Beyond Discriminant Patterns: On the Robustness of Decision Rule Ensembles

TL;DR

This paper introduces a novel method for learning and ensembling local decision rules that are robust to distributional shifts by leveraging causal knowledge, addressing a key gap in existing models focused mainly on discriminant patterns.

Contribution

It proposes a new regularization approach using causal knowledge to improve the robustness of local decision rule ensembles against distributional shifts.

Findings

Effective in synthetic and benchmark datasets

Robust against shifts in multiple environments

Outperforms traditional methods in stability

Abstract

Local decision rules are commonly understood to be more explainable, due to the local nature of the patterns involved.

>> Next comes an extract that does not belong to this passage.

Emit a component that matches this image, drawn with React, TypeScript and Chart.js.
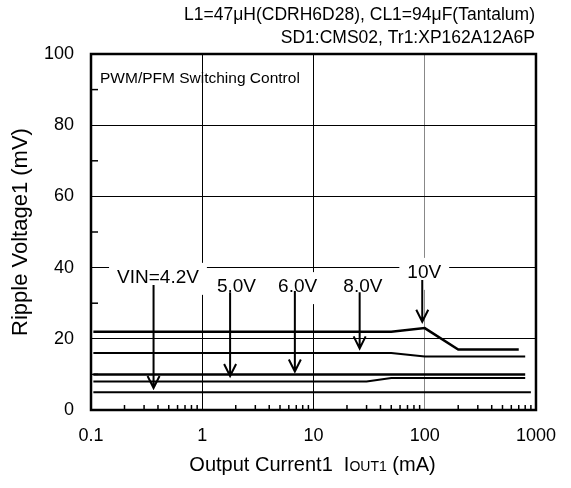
import React, { useEffect, useRef } from 'react';
import { Chart, registerables } from 'chart.js';
Chart.register(...registerables);

// Series: Ripple voltage (mV) vs output current (mA)
const s1X = [0.105, 50, 100, 200, 700];
const s1Y = [22, 22, 23, 17, 17];
const s2X = [0.105, 50, 100, 800];
const s2Y = [16, 16, 15, 15];
const s3X = [0.105, 800];
const s3Y = [10, 10];
const s4X = [0.105, 30, 50, 800];
const s4Y = [8, 8, 9, 9];
const s5X = [0.105, 900];
const s5Y = [5, 5];

const xTickValues = [0.1, 1, 10, 100, 1000];
const xTickLabels = ['0.1', '1', '10', '100', '1000'];
const yMajorTicks = [0, 20, 40, 60, 80, 100];
const yMinorTicks = [10, 30, 50, 70, 90];

const arrowLabels = ['VIN=4.2V', '5.0V', '6.0V', '8.0V', '10V'];
const labelX = [0.4, 2.03, 7.2, 27.8, 99];
const labelY = [37.4, 34.8, 34.8, 34.8, 38.8];
const arrowX = [0.365, 1.78, 6.8, 26, 95];
const arrowTop = [35.1, 33.1, 33.4, 33.1, 36.5];
const arrowTip = [6.2, 9.55, 10.8, 17.3, 24.8];

const headerLines = ['L1=47\u03bcH(CDRH6D28), CL1=94\u03bcF(Tantalum)', 'SD1:CMS02, Tr1:XP162A12A6P'];
const innerLabel = 'PWM/PFM Switching Control';
const yTitle = 'Ripple Voltage1 (mV)';

const FONT = '"Liberation Sans", Arial, sans-serif';

const toPts = (xs: number[], ys: number[]) => xs.map((x, i) => ({ x, y: ys[i] }));

const overlay = {
  id: 'overlay',
  afterDatasetsDraw(chart: any) {
    const { ctx, chartArea: a, scales } = chart;
    const x = scales.x;
    const y = scales.y;
    ctx.save();
    ctx.strokeStyle = '#000';
    // minor x ticks (inward)
    ctx.lineWidth = 1.5;
    for (let d = -1; d < 3; d++) {
      for (let m = 2; m <= 9; m++) {
        const px = x.getPixelForValue(m * Math.pow(10, d));
        ctx.beginPath();
        ctx.moveTo(px, a.bottom);
        ctx.lineTo(px, a.bottom - 5);
        ctx.stroke();
      }
    }
    // minor y ticks (inward)
    yMinorTicks.forEach((v) => {
      const py = y.getPixelForValue(v);
      ctx.beginPath();
      ctx.moveTo(a.left, py);
      ctx.lineTo(a.left + 7, py);
      ctx.stroke();
    });
    // annotation labels with white boxes
    ctx.font = `19px ${FONT}`;
    ctx.textAlign = 'center';
    ctx.textBaseline = 'middle';
    arrowLabels.forEach((t, i) => {
      const cx = x.getPixelForValue(labelX[i]);
      const cy = y.getPixelForValue(labelY[i]);
      const w = ctx.measureText(t).width;
      ctx.fillStyle = '#fff';
      ctx.fillRect(cx - w / 2 - 8, cy - 14, w + 16, 32);
      ctx.fillStyle = '#000';
      ctx.fillText(t, cx, cy + 1);
    });
    // arrows
    ctx.lineWidth = 2;
    arrowX.forEach((xv, i) => {
      const px = x.getPixelForValue(xv);
      const top = y.getPixelForValue(arrowTop[i]);
      const tip = y.getPixelForValue(arrowTip[i]);
      ctx.beginPath();
      ctx.moveTo(px, top);
      ctx.lineTo(px, tip);
      ctx.moveTo(px - 6, tip - 12);
      ctx.lineTo(px, tip);
      ctx.lineTo(px + 6, tip - 12);
      ctx.stroke();
    });
    // frame
    ctx.lineWidth = 2.5;
    ctx.strokeRect(a.left, a.top, a.right - a.left, a.bottom - a.top);
    // inner label
    ctx.fillStyle = '#000';
    ctx.font = `15.5px ${FONT}`;
    ctx.textAlign = 'left';
    ctx.textBaseline = 'middle';
    ctx.fillText(innerLabel, a.left + 9, a.top + 25);
    // header lines
    ctx.font = `17.5px ${FONT}`;
    ctx.textAlign = 'right';
    ctx.fillText(headerLines[0], a.right - 1, 15);
    ctx.fillText(headerLines[1], a.right - 1, 38);
    // x title with small-caps style subscript
    const big = `20px ${FONT}`;
    const small = `14px ${FONT}`;
    const p1 = 'Output Current1  I';
    const p2 = 'OUT1';
    const p3 = ' (mA)';
    ctx.font = big;
    const w1 = ctx.measureText(p1).width;
    const w3 = ctx.measureText(p3).width;
    ctx.font = small;
    const w2 = ctx.measureText(p2).width;
    const total = w1 + w2 + w3;
    let sx = (a.left + a.right) / 2 + 0 - total / 2 - 1;
    const base = 471;
    ctx.textAlign = 'left';
    ctx.textBaseline = 'alphabetic';
    ctx.font = big;
    ctx.fillText(p1, sx, base);
    sx += w1;
    ctx.font = small;
    ctx.fillText(p2, sx, base);
    sx += w2;
    ctx.font = big;
    ctx.fillText(p3, sx, base);
    ctx.restore();
  },
};

export default function App() {
  const ref = useRef<HTMLCanvasElement>(null);
  useEffect(() => {
    if (!ref.current) return;
    const mk = (xs: number[], ys: number[], w: number) => ({
      data: toPts(xs, ys),
      borderColor: '#000',
      borderWidth: w,
      pointRadius: 0,
      tension: 0,
      fill: false,
    });
    const chart = new Chart(ref.current, {
      type: 'line',
      data: {
        datasets: [
          mk(s1X, s1Y, 2.5),
          mk(s2X, s2Y, 2),
          mk(s3X, s3Y, 2.5),
          mk(s4X, s4Y, 2),
          mk(s5X, s5Y, 2),
        ],
      },
      options: {
        animation: false,
        responsive: false,
        layout: { padding: { top: 54, right: 30, left: 0, bottom: 0 } },
        plugins: { legend: { display: false }, tooltip: { enabled: false } },
        scales: {
          x: {
            type: 'logarithmic',
            min: 0.1,
            max: 1000,
            afterBuildTicks: (s: any) => {
              s.ticks = xTickValues.map((v) => ({ value: v }));
            },
            afterFit: (s: any) => {
              s.height = 78;
            },
            ticks: {
              autoSkip: false,
              maxRotation: 0,
              padding: 15,
              color: '#000',
              font: { family: FONT, size: 18 },
              callback: (v: any) => {
                const i = xTickValues.indexOf(Number(v));
                return i >= 0 ? xTickLabels[i] : '';
              },
            },
            grid: {
              drawTicks: false,
              lineWidth: 1,
              color: (c: any) => (c.tick && c.tick.value === 100 ? '#888' : '#000'),
            },
            border: { display: false },
          },
          y: {
            type: 'linear',
            min: 0,
            max: 100,
            afterBuildTicks: (s: any) => {
              s.ticks = yMajorTicks.map((v) => ({ value: v }));
            },
            afterFit: (s: any) => {
              s.width = 91;
            },
            ticks: {
              padding: 17,
              color: '#000',
              font: { family: FONT, size: 18 },
              callback: (v: any) => String(v),
            },
            grid: {
              drawTicks: false,
              lineWidth: 1,
              color: (c: any) => (c.tick && (c.tick.value === 0 || c.tick.value === 100) ? 'rgba(0,0,0,0)' : '#000'),
            },
            border: { display: false },
            title: {
              display: true,
              text: yTitle,
              color: '#000',
              font: { family: FONT, size: 22 },
              padding: { top: 8, bottom: 0 },
            },
          },
        },
      },
      plugins: [overlay],
    } as any);
    return () => chart.destroy();
  }, []);
  return (
    <div style={{ position: 'fixed', left: 0, top: 0, width: 571, height: 488, background: '#fff' }}>
      <canvas ref={ref} width={571} height={488} />
    </div>
  );
}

With numerical optimization methods such as gradient boosting, ensembles of local decision rules can gain good predictive performance on data involving global structure. Meanwhile, machine learning models are being increasingly used to solve problems in high-stake domains including healthcare and finance. Here, there is an emerging consensus regarding the need for practitioners to understand whether and how those models could perform robustly in the deployment environments, in the presence of distributional shifts. Past research on local decision rules has focused mainly on maximizing discriminant patterns, without due consideration of robustness against distributional shifts. In order to fill this gap, we propose a new method to learn and ensemble local decision rules, that are robust both in the training and deployment environments. Specifically, we propose to leverage causal knowledge by regarding the distributional shifts in subpopulations and deployment environments as the results of interventions on the underlying system. We propose two regularization terms based on causal knowledge to search for optimal and stable rules. Experiments on both synthetic and benchmark datasets show that our method is effective and robust against distributional shifts in multiple environments.